In this scenario, temps will be moved to scratch space and we will need
to add scratch reads/writes for all accesses to temps, however, the
current implementation does not consider the case where a reladdr pointer
(obtained by indexing into temps trough a expression) points to a register
that is also stored in scratch space (as in this case, where the expression
used to index temps access temps[2]), and thus, requires a scratch read
before it is accessed.

v2 (Francisco Jerez):
 - Handle also recursive reladdr addressing.
 - Do not memcpy dst_reg into src_reg when rewriting reladdr.

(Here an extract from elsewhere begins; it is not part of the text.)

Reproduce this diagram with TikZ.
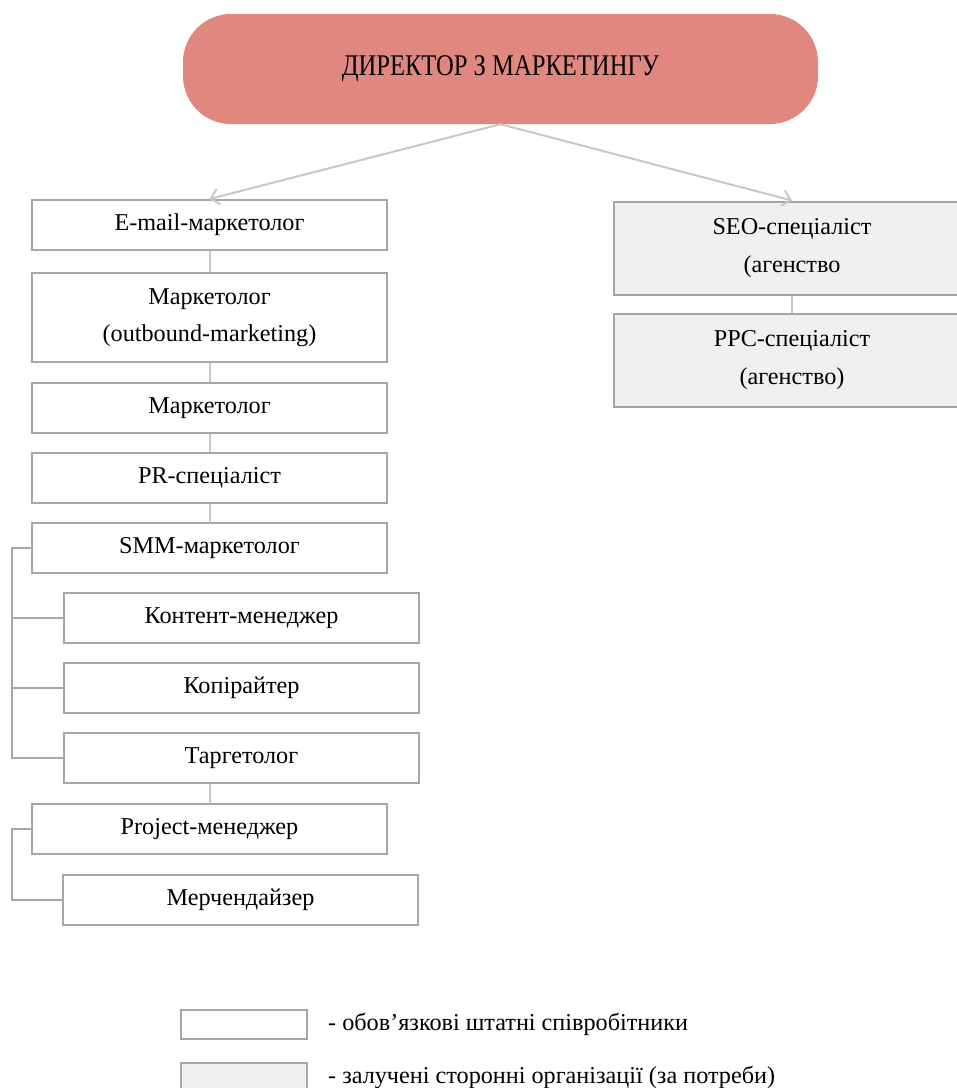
\documentclass[tikz,border=0pt]{standalone}
\usepackage{fontspec}
\setmainfont{Liberation Serif}
\newfontfamily\headfont[FakeStretch=0.82]{Liberation Serif}
\usepackage{xcolor}
\usetikzlibrary{arrows.meta,positioning}
\definecolor{headred}{RGB}{224,136,128}
\definecolor{boxline}{RGB}{166,166,166}
\definecolor{linkgray}{RGB}{200,200,200}
\definecolor{agency}{RGB}{240,240,240}
\begin{document}
\begin{tikzpicture}[
  x=1pt, y=-1pt,
  font=\fontsize{24.2}{37.5}\selectfont,
  >={Straight Barb[length=8pt,width=16pt]},
  box/.style={draw=boxline, line width=2pt, fill=white, minimum width=355pt,
              minimum height=50pt, align=center, inner sep=0pt},
  agencybox/.style={box, fill=agency, minimum width=356pt, minimum height=93pt},
  headbox/.style={fill=headred, rounded corners=48pt, minimum width=635pt,
                  minimum height=110pt, font=\headfont\fontsize{30}{36}\selectfont},
  link/.style={draw=linkgray, line width=2pt},
  busline/.style={draw=boxline, line width=2pt},
  arrow/.style={link, ->},
  keybox/.style={draw=boxline, line width=2pt, minimum width=126pt,
                 minimum height=29pt, inner sep=0pt},
  keytext/.style={anchor=west, inner sep=0pt},
]
\useasboundingbox (0,0) rectangle (957,1088);

\node[headbox] (director) at (500.5,69) {ДИРЕКТОР З МАРКЕТИНГУ};

% staff column
\node[box] (email) at (209.5,225) {E-mail-маркетолог};
\node[box, minimum height=89pt, below=21pt of email] (outbound) {Маркетолог\\(outbound-marketing)};
\node[box, below=19pt of outbound] (marketer) {Маркетолог};
\node[box, below=18pt of marketer] (pr) {PR-спеціаліст};
\node[box, below=18pt of pr] (smm) {SMM-маркетолог};
\node[box, below=18pt of smm, xshift=32pt] (content) {Контент-менеджер};
\node[box, below=18pt of content] (copywriter) {Копірайтер};
\node[box, below=18pt of copywriter] (target) {Таргетолог};
\node[box, below=19pt of target, xshift=-32pt] (pm) {Project-менеджер};
\node[box, below=19pt of pm, xshift=31pt] (merch) {Мерчендайзер};

% agencies
\node[agencybox] (seo) at (792,248) {SEO-спеціаліст\\(агенство};
\node[agencybox, below=17pt of seo] (ppc) {PPC-спеціаліст\\(агенство)};

% legend
\node[keybox] (keystaff) at (244,1024) {};
\node[keytext, right=20pt of keystaff] (keystafftext) {- обов’язкові штатні співробітники};
\node[keybox, fill=agency] (keyagency) at (244,1077) {};
\node[keytext, right=20pt of keyagency] (keyagencytext) {- залучені сторонні організації (за потреби)};

\draw[arrow] (director.south) -- (email.north);
\draw[arrow] (director.south) -- (seo.north);
\draw[link] (email) -- (outbound);
\draw[link] (outbound) -- (marketer);
\draw[link] (marketer) -- (pr);
\draw[link] (pr) -- (smm);
\draw[link] (target.south -| pm.north) -- (pm.north);
\draw[link] (seo) -- (ppc);

\coordinate[left=19pt of smm.west] (smmbus);
\draw[busline] (smm.west) -- (smmbus) |- (target.west);
\draw[busline] (smmbus |- content.west) -- (content.west);
\draw[busline] (smmbus |- copywriter.west) -- (copywriter.west);
\coordinate[left=19pt of pm.west] (pmbus);
\draw[busline] (pm.west) -- (pmbus) |- (merch.west);

\end{tikzpicture}
\end{document}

Bugzilla: https://bugs.freedesktop.org/show_bug.cgi?id=89508
---
A couple of notes for reviewers:

1. The implementation resolves recursive reladdr scratch accesses in one go
so we don't have to do multiple passes over the complete set of instructions.
This is more performant than doing something similar to what we do in
move_uniform_array_access_to_pull_constants.

2. Once we start handling recursive reladdr we are rewriting reladdr
accesses to point to the destination registers of the scratch loads. This
means that alloc.count increases and we can have a reladdr pointing to a
register location beyond  the original alloc.count, so we should take this
into account when indexing scratch_loc[] with reladdr registers.

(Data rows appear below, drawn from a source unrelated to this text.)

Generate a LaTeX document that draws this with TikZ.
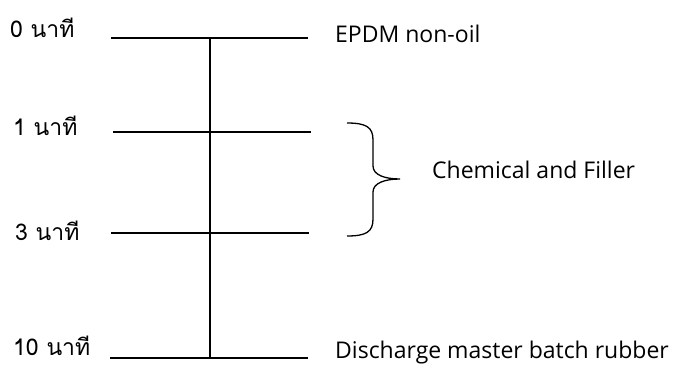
\documentclass[tikz,border=0pt]{standalone}
\usepackage{fontspec}
\setmainfont{Open Sans}
\newfontfamily\thaifont[Script=Thai]{Loma}

\begin{document}
\begin{tikzpicture}[x=1pt,y=1pt,
  tick/.style={line width=1.5pt},
  minlbl/.style={font=\thaifont\fontsize{23}{26}\selectfont, inner sep=0pt, text depth=0pt, anchor=base west},
  steptxt/.style={font=\fontsize{23}{27}\selectfont, anchor=base west, inner sep=0pt}]
\useasboundingbox (0,0) rectangle (674,-364);

\coordinate (t0a) at (111,-38);  \coordinate (t0b) at (308,-38);
\coordinate (t1a) at (113,-132); \coordinate (t1b) at (311,-132);
\coordinate (t3a) at (111,-233); \coordinate (t3b) at (309,-233);
\coordinate (t10a) at (110,-358); \coordinate (t10b) at (308,-358);
\coordinate (axtop) at (210,-38); \coordinate (axbot) at (210,-358);

\draw[tick] (t0a) -- (t0b);
\draw[tick] (t1a) -- (t1b);
\draw[tick] (t3a) -- (t3b);
\draw[tick] (t10a) -- (t10b);
\draw[tick] (axtop) -- (axbot);

\node[minlbl] (m0) at (10,-37) {0 นาที};
\node[minlbl] (m1) at (13,-135) {1 นาที};
\node[minlbl] (m3) at (15,-240) {3 นาที};
\node[minlbl] (m10) at (13,-355) {10 นาที};

\node[steptxt] (epdm) at (335,-42) {EPDM non-oil};
\coordinate (bra) at (347,-123); \coordinate (brtip) at (400,-179); \coordinate (brb) at (347,-236);
\draw[line width=1.3pt] (bra) .. controls (366,-123) and (373,-127) .. (373,-140)
  -- (373,-166) .. controls (373,-175) and (385,-179) .. (brtip)
  .. controls (385,-179) and (373,-183) .. (373,-192)
  -- (373,-219) .. controls (373,-232) and (366,-236) .. (brb);
\node[steptxt] (chem) at (432,-178) {Chemical and Filler};
\node[steptxt] (dis) at (335,-358) {Discharge master batch rubber};
\end{tikzpicture}
\end{document}
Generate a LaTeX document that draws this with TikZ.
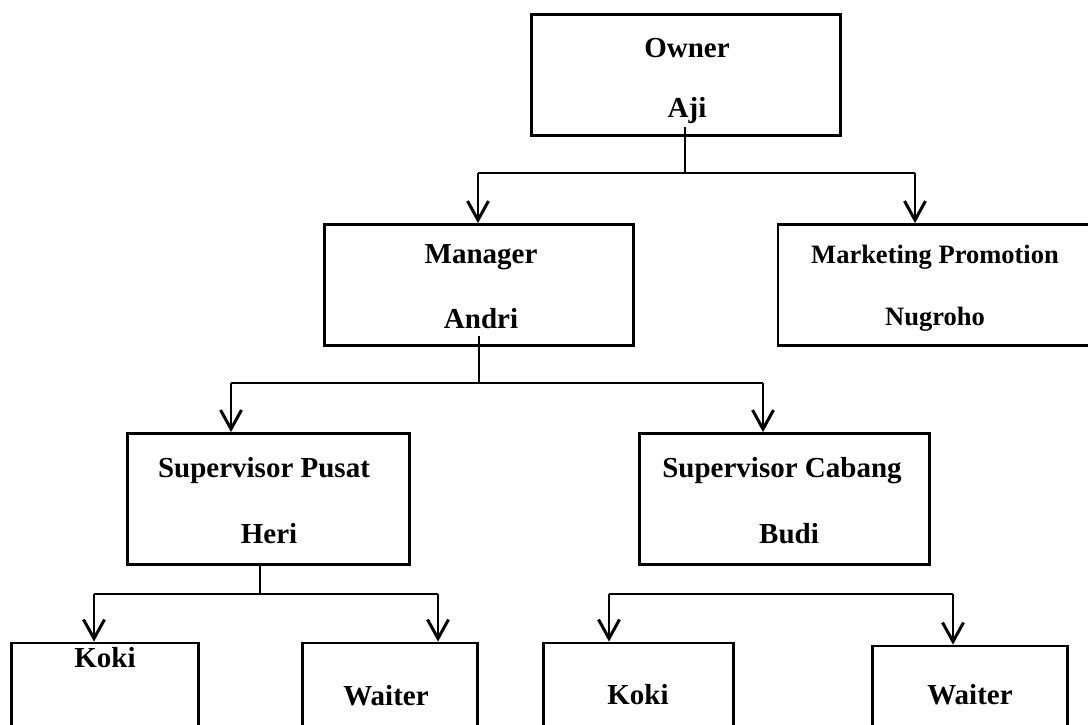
\documentclass[tikz,border=0pt]{standalone}
\usepackage{fontspec}
\setmainfont{Liberation Serif}
\usetikzlibrary{arrows.meta}
\begin{document}
\begin{tikzpicture}[x=1pt,y=-1pt,
  box/.style={draw=black,line width=2.8pt,rectangle,inner sep=0pt},
  lbl/.style={anchor=base,inner sep=0pt,font=\fontsize{29}{34}\selectfont\bfseries},
  lblsm/.style={anchor=base,inner sep=0pt,font=\fontsize{26.5}{32}\selectfont\bfseries},
  link/.style={draw=black,line width=1.2pt},
  arr/.style={link,-{Straight Barb[length=19pt,width=21pt,line width=3pt]}}]
\clip (0,0) rectangle (1088,724);
\fill[white] (0,0) rectangle (1088,724);

% boxes
\node[box,minimum width=309pt,minimum height=121pt] (owner) at (686,75) {};
\node[box,minimum width=309pt,minimum height=121pt] (mgr) at (479,285) {};
\node[box,minimum width=316pt,minimum height=121pt] (mkt) at (936,285) {};
\node[box,minimum width=282pt,minimum height=131pt] (sp) at (268.5,499) {};
\node[box,minimum width=290pt,minimum height=131pt] (sc) at (784.5,499) {};
\node[box,minimum width=187pt,minimum height=137pt] (koki1) at (105,711.5) {};
\node[box,minimum width=175pt,minimum height=137pt] (waiter1) at (390,711.5) {};
\node[box,minimum width=190pt,minimum height=137pt] (koki2) at (638.5,711.5) {};
\node[box,minimum width=195pt,minimum height=134pt] (waiter2) at (970,713) {};

% labels
\node[lbl] (ownerT) at (687,57) {Owner};
\node[lbl] (ownerN) at (687,117) {Aji};
\node[lbl] (mgrT) at (481,263) {Manager};
\node[lbl] (mgrN) at (481,328) {Andri};
\node[lblsm] (mktT) at (935,263) {Marketing Promotion};
\node[lblsm] (mktN) at (935,325) {Nugroho};
\node[lbl] (spT) at (264,477) {Supervisor Pusat};
\node[lbl] (spN) at (269,543) {Heri};
\node[lbl] (scT) at (782,477) {Supervisor Cabang};
\node[lbl] (scN) at (789,543) {Budi};
\node[lbl] (koki1T) at (105,667) {Koki};
\node[lbl] (waiter1T) at (386,705) {Waiter};
\node[lbl] (koki2T) at (638,704) {Koki};
\node[lbl] (waiter2T) at (970,704) {Waiter};

% junction coordinates
\coordinate (o0) at (685,127);
\coordinate (o1) at (685,173);
\coordinate (oL) at (478,173);
\coordinate (oR) at (915,173);
\coordinate (m0) at (479,336);
\coordinate (m1) at (479,383);
\coordinate (mL) at (231,383);
\coordinate (mR) at (763,383);
\coordinate (s1) at (260,594);
\coordinate (sL) at (94,594);
\coordinate (sR) at (438,594);
\coordinate (cL) at (609,594);
\coordinate (cR) at (953,594);

% connectors
\draw[link] (o0) -- (o1);
\draw[link] (oL) -- (oR);
\draw[arr] (oL) -- (mgr.north -| oL);
\draw[arr] (oR) -- (mkt.north -| oR);

\draw[link] (m0) -- (m1);
\draw[link] (mL) -- (mR);
\draw[arr] (mL) -- (sp.north -| mL);
\draw[arr] (mR) -- (sc.north -| mR);

\draw[link] (sp.south -| s1) -- (s1);
\draw[link] (sL) -- (sR);
\draw[arr] (sL) -- (koki1.north -| sL);
\draw[arr] (sR) -- (waiter1.north -| sR);

\draw[link] (cL) -- (cR);
\draw[arr] (cL) -- (koki2.north -| cL);
\draw[arr] (cR) -- (waiter2.north -| cR);
\end{tikzpicture}
\end{document}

I tested this for recursive reladdr accesses in both src and dst, including
indexing different arrays: a[b[a[b[0]]]], etc and seems to work well.

No piglit regressions on IvyBridge.

As a side note, I also noticed that opt_array_splitting.cpp does not handle
these situations well and hits an assertion in some cases where it wrongly
assumes that an array only has constant indexing. This problem is happening
in master and is unrelated to this patch so I'll upload a bug report for that.
I mention this just in case someone wants to test the patch and hits the
problem. In my tests I had to disable that optimization pass for the more
complex cases.

 src/mesa/drivers/dri/i965/brw_vec4_visitor.cpp | 138 +++++++++++++++++++++----
 1 file changed, 117 insertions(+), 21 deletions(-)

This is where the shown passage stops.